Nun stellt sich doch die Frage: Ist es sinnvoll, das Geld bei der NRW.BANK zu belassen und sie damit arbeiten zu lassen oder zumindest einen Teil des Geldes, der zur Absicherung nicht erforderlich ist, an die Studierenden zurückzugeben, und zwar sowohl unter sozialen als auch unter Leistungsgesichtspunkten?

Herr Lindner, wir waren erst kürzlich in den Vereinigten Staaten. Dort werden Stipendien unter sozialen und unter Leistungsgesichtspunkten vergeben. Denn Studierende, die vom ersten Tag an Geld bekommen, können noch gar keine Leistungsnachweise erbracht haben.

Noch einmal zur Bildungskette: Frau Seidl, Sie haben absolut recht. Aber ich bin der Meinung gewesen, dass die anderen Aspekte – Elementarbildung, Schulbildung – heute reiflich diskutiert worden sind. Deshalb wollten wir die Hochschulbildung aufgreifen.

Wir sehen den Stellenwert von Elementarbildung und Schulbildung in der Bildungskette. Wenn man noch mehr von unten mobilisieren will, damit diejenigen, die von den Abschlüssen her in der Lage

wären, eine Hochschulausbildung aufzunehmen – ich habe eben auf die auseinanderklaffenden Zahlen hingewiesen: Von den Besten wollen 81 %, wenn sie aus Akademikerfamilien kommen, aber nur 68 %, wenn sie aus Nichtakademikerfamilien stammen, studieren –, dies auch tun, muss man gefälligst für diese Mobilisierung sorgen, ohne das andere zu lassen. Das ist gar keine Frage.

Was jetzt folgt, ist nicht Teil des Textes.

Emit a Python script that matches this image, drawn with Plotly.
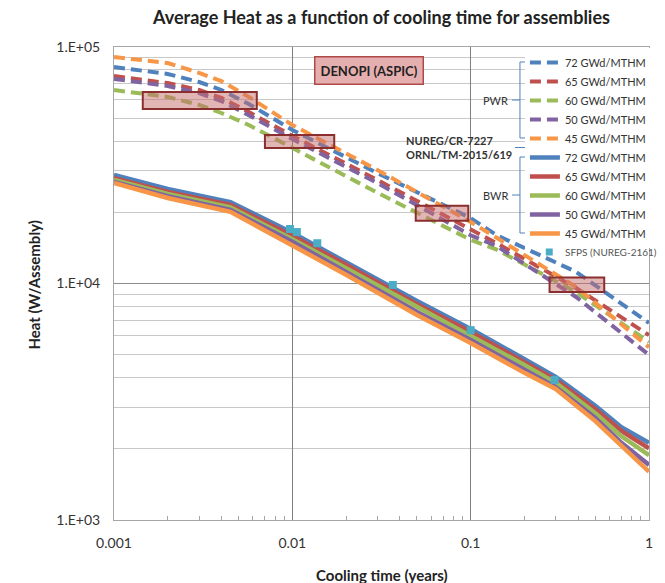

Herr Kollege, ich darf Sie bitten, zum Schluss zu kommen.

Das war eine kurze Stellungnahme zu dem Punkt. – Herzlichen Dank für die Geduld.

(Beifall von der SPD)

Vielen Dank, Herr Kollege Schultheis. – Meine Damen und Herren, gibt es außer der Wortmeldung des Ministers weitere Wortmeldungen? – Im Augenblick nicht. Bitte schön, Herr Minister, Sie haben das Wort.

Herr Schultheis, ich muss Ihnen noch einmal ganz deutlich widersprechen. Hier findet keine Privatisierung von Aufwendungen für die Hochschulen statt. Das wissen Sie ganz genau. Denn mit der Verabschiedung des Studienbeitragsgesetzes – ich danke noch einmal der Mehrheit des Hauses – ist der Zukunftspakt verabschiedet worden, der Finanzierungssicherheit bis 2010 bringt – eine Qualität, die es in der Vergangenheit nicht gab.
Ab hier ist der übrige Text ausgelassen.